Now, you don't see where changing that to be a male and a male, or a female and a female as forcing everyone to accept that Marriage, no longer means or stands for what it did for literally thousands of years of human history?
I don't see anyone changing it to
be a male and a male or a female and a female. I see people trying to get the definition to
include those unions, but I've yet to hear anyone trying to get it to
be defined as those types of unions.
I also see no way to force people to accept these marriages. I see an effort to get the government to recognize them, but people would still be free to accept them as they please.
Perhaps that is where the disconnect is. I do not understand your position because I don't see how the government recognizing something impacts the indivdual as being "forced to accept" something.
For example, the government recognizes second marriages that occur after the first marriage ends in divorce as "legitimate" marriages. I personally do not recognize these marriages as legitimate because the oath made at marriage is for life. If my wife were to divorce me for some reason, I would still consider my oath of marriage as binding for me. I would not get re-married as I would find this type of relationship to be illegitimate. Call it a throwback to my Irish upbringing (Divorce was illegal in Ireland until the mid 90's).
But that's my own personal ethos. I do not expect anyone else to adhere to these rules I have contrived. Nor am I forced to accept other people's choices as legitimate.
YES I know Polygamy is in the past, and Marriage hasn't ALWAYS been as we consider it, but it has been for the life of the USA. That's pretty serious stuff to go changing don't you think?
Why is it serious stuff? If Ireland, which actually had to amend it's constitution to allow for legalized divorce can make
that major change, why can't we make a similar change here in the US?
Regardless of what a persons views are regarding same-sex marriages, it's pretty obvious that divorce is a far greater threat to the sanctity of marriage than SSM is.
I find this opinion that "well how is it forcing anything on anyone to change marriage" to be such a dishonest position.
That's a question, not an opinion. The opinion that was rendered was yours, and that opinion was that it
is forcing something upon you. I was asking for an explanation of that opinion so that I could understand why you think that it forces something upon you.
I ask because I am a prime example of someone who holds
very strong opinions on what marriage is and what it should not be. Even though the government is currently recognizing marriages that are not in adherence to my own personal philosophy and morality, it clearly does not force me to accept these marriages in any way.

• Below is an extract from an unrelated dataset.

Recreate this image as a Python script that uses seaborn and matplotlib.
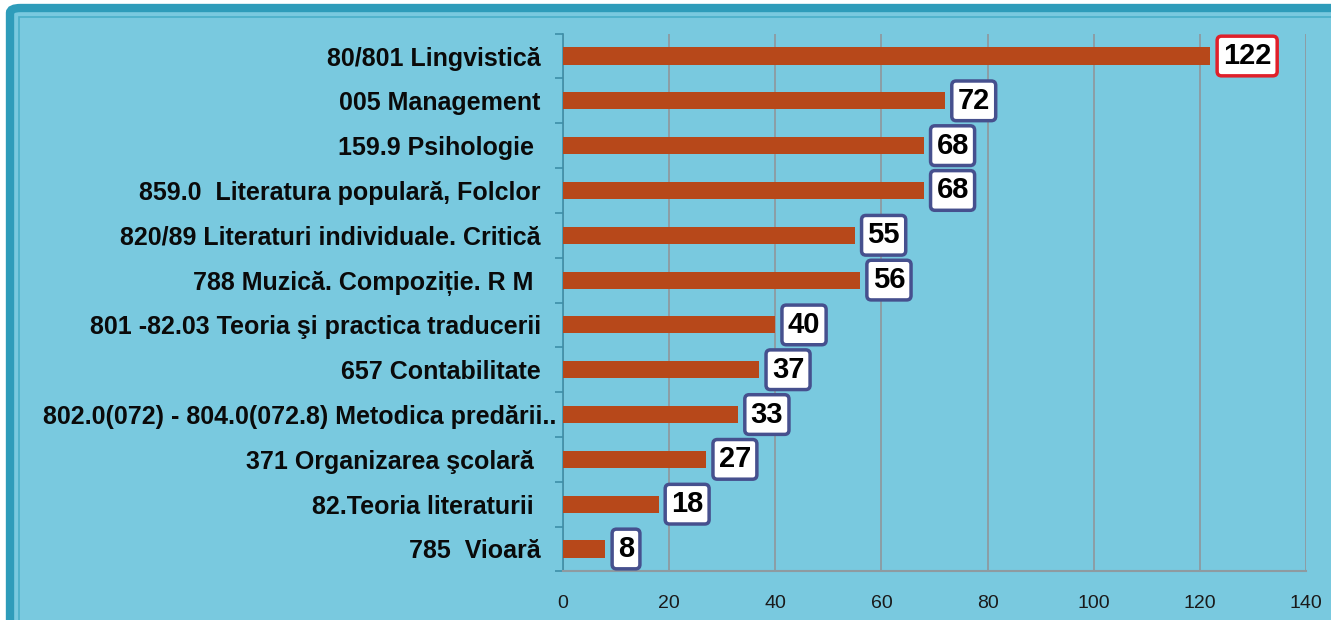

And I think it's intentionally dishonest, a naive question that seems to honest, and innocent, gee how does it hurt your marriage if two guys marry eh?? Completely ignores the purpose, tradition and reason for Marriage in favor of a political agenda. It IS forcing the country to CHANGE what it means to be married. Period. That's forcing all of us to accept something we may not agree with.
This doesn't answer my question though. It merely restates the same thing that spurred the question. How are you being forced to accept these marriages?